Karier Darije Kalezic pun memburuk usai keluar dari Eropa. Menangani dua klub berbeda di Asia, Al-Taawoun (Arab Saudi) dan Wellington Phoenix (klub Selandia Baru yang bermain di A-League Australia), semuanya selalu berakhir menyakitkan baginya.

Ia dipecat Al-Taawoun setelah hanya menangani tim dalam lima laga, dan gagal mencapai kesepakatan kontrak dengan Wellington Phoenix untuk kembali melatih di musim 2018/2019.

Setelahnya, Kalezic sempat menemukan cerita indah di Makassar.
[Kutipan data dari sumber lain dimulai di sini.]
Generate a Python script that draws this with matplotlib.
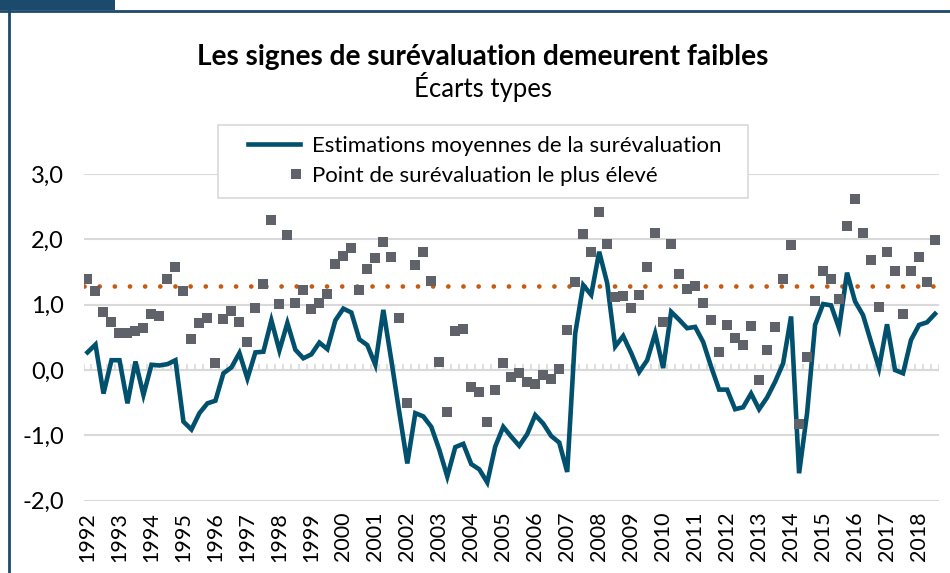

Ia datang sebagai sosok yang mencoba memperbaiki PSM yang ditinggal Roberts Rene Alberts.

Seperti yang ia sampaikan dan banggakan di awal tulisan ini, ia berhasil memenangkan trofi Piala Indonesia sebagai trofi pertama Juku Eja dalam 19 tahun terakhir, dan tentu trofi pertama dirinya sepanjang karier kepelatihannya.

BACA JUGA: Cerita Cinta dari Final Piala Indonesia yang Tertunda

Stadion Mattoanging yang dikenal angker musim ini juga menjadi senjata andalannya. Julukan “Si Jago Kandang” pun melekat di tim asuhan Darije Kalezic, karena mereka sama sekali tak pernah kalah di laga kandang musim ini.

Sayangnya, julukan tersebut tak cukup membuat PSM berjaya di Shopee Liga 1 2019. Hingga pekan ke-33 PSM Makassar masih tertahan di posisi kesembilan dengan koleksi 44 poin.

Usai berpisah, Kalezic pun tak akan bisa melihat Stadion Mattoanging lagi. Kabarnya stadion ini akan dipugar agar PSM tak kembali jadi musafir kalau berlaga di kompetisi Asia.

Ya, sekali lagi memang manusia hanya bisa berencana, namun Tuhan yang mengatur segalanya. Zbogom, Darije Kalezic!